The important thing to note here is that it does not work to say "the player is either asleep or awake". This is because the player is not necessarily one specific person or thing during the game: the identity of the player can be changed, as we will see later.

So if we want to make rules about the properties of the player, we should attach these rules to the "person" kind (or, if they really need to belong only to the player, to the "player-character" kind). A player-character is a kind of person.

Linear Algebra Class is a room. "The blackboard is covered with square arrangements of numbers. These are supposed to convey something to you, but mostly you're finding them soporific."

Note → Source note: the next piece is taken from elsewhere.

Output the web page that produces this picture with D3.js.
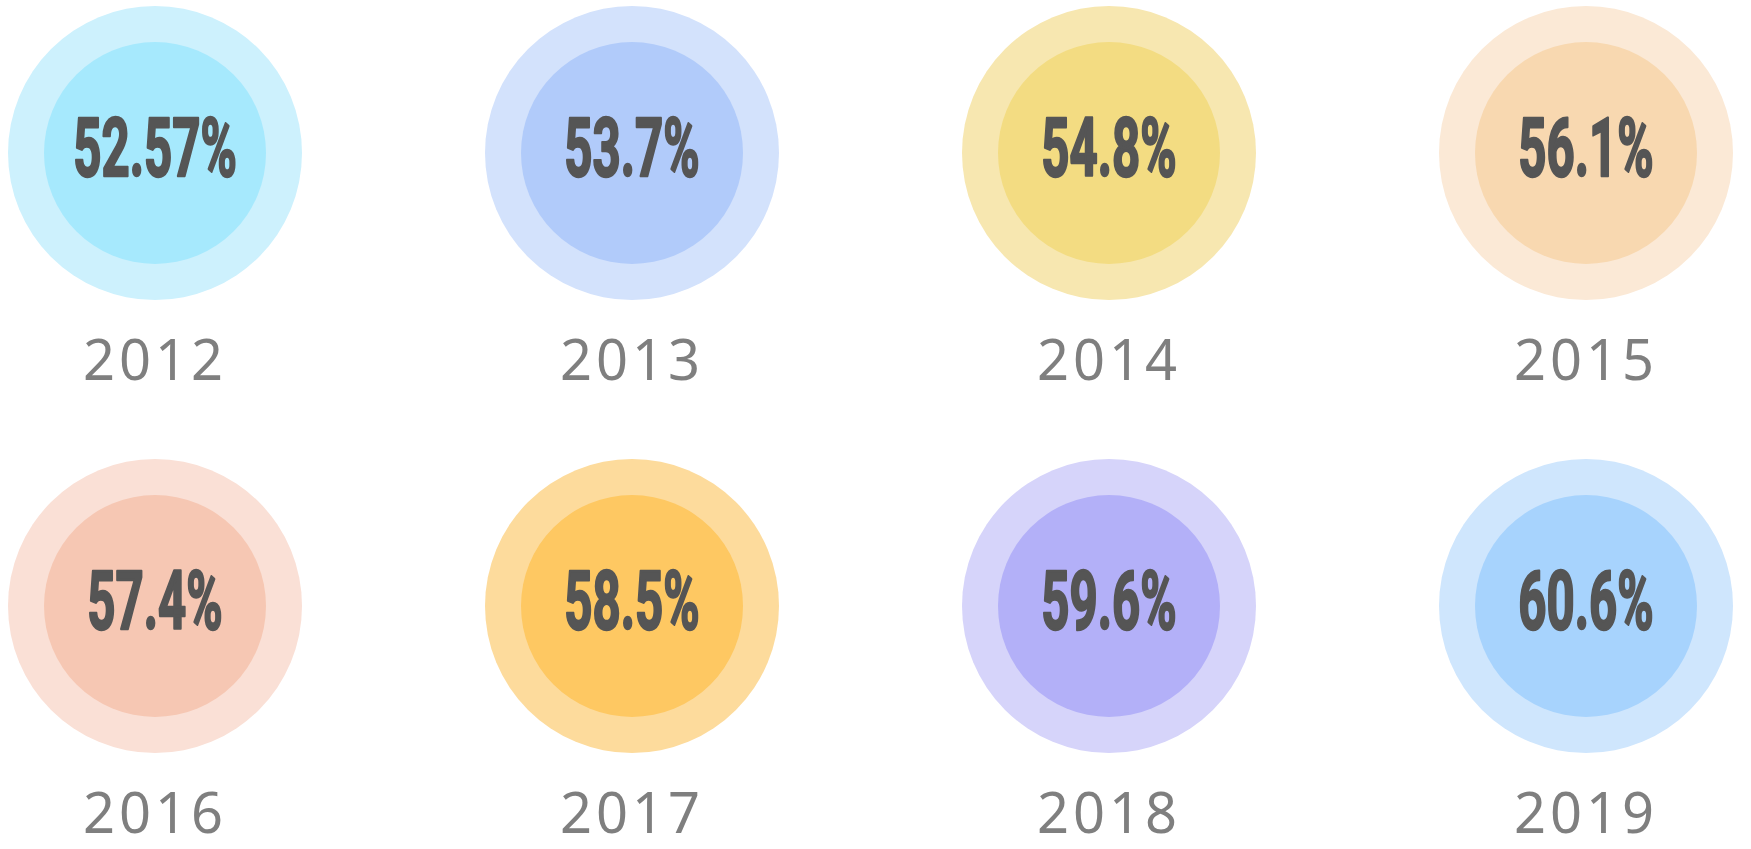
<!DOCTYPE html>
<html>
<head>
<meta charset="utf-8">
<script src="https://cdn.jsdelivr.net/npm/d3@7/dist/d3.min.js"></script>
<style>
  html, body { margin: 0; padding: 0; background: #fff; }
</style>
</head>
<body>
<svg id="svg" width="1751" height="849"></svg>
<script>
// chart data
const years = ["2012", "2013", "2014", "2015", "2016", "2017", "2018", "2019"];
const values = ["52.57%", "53.7%", "54.8%", "56.1%", "57.4%", "58.5%", "59.6%", "60.6%"];
const outerColors = ["#cdf1fd", "#d3e2fc", "#f7e7b0", "#fbe9d6", "#fae0d6", "#fddb9c", "#d6d4fa", "#cfe6fd"];
const innerColors = ["#a6e9fd", "#b1cbfa", "#f3dc82", "#f8d8b0", "#f6c7b3", "#fec862", "#b3b0f8", "#a7d3fd"];

const cols = 4;
const svg = d3.select("#svg");

// column / row positions
const x = d3.scalePoint().domain(d3.range(cols)).range([155, 1586]);
const y = d3.scalePoint().domain([0, 1]).range([153, 606]);

const rOuter = 147, rInner = 111;

const items = years.map((yr, i) => ({ yr: yr, val: values[i], i: i }));

const g = svg.selectAll("g.item")
  .data(items)
  .enter().append("g")
  .attr("class", "item")
  .attr("transform", d => "translate(" + x(d.i % cols) + "," + y(Math.floor(d.i / cols)) + ")");

g.append("circle")
  .attr("r", rOuter)
  .attr("fill", d => outerColors[d.i]);

g.append("circle")
  .attr("r", rInner)
  .attr("fill", d => innerColors[d.i]);

// big percentage, squeezed to look like a condensed face
g.append("text")
  .attr("transform", "scale(0.6,1)")
  .attr("x", 0)
  .attr("y", 23)
  .attr("text-anchor", "middle")
  .style("font-family", "Roboto, 'DejaVu Sans', sans-serif")
  .style("font-weight", 700)
  .style("font-size", "82px")
  .style("fill", "#555555")
  .style("stroke", "#555555")
  .style("stroke-width", 2.5)
  .style("stroke-linejoin", "round")
  .text(d => d.val);

// year under circle
g.append("text")
  .attr("x", 0)
  .attr("y", 227)
  .attr("text-anchor", "middle")
  .style("font-family", "'Noto Sans', 'Open Sans', sans-serif")
  .style("font-weight", 400)
  .style("font-size", "56px")
  .style("letter-spacing", "4px")
  .style("fill", "#7f7f7f")
  .text(d => d.yr);
</script>
</body>
</html>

Now a few rules about changing from one state to the other:

Instead of sleeping: now the player is asleep; say "You drop off."

Instead of doing something other than waking up, waiting or sleeping when the player is asleep:
    say "Ssh! You're sleeping!"

Instead of sleeping when the player is asleep:
    say "Zzzz."

Instead of waking up when the player is asleep:
    now the player is awake;
    say "You come to suddenly, wiping drool from your lips."

Instead of doing something other than looking or sleeping when the player is awake:
    say "You'd really rather just sleep through this."

Test me with "wake up / sleep / look / z / sleep / wake up / look".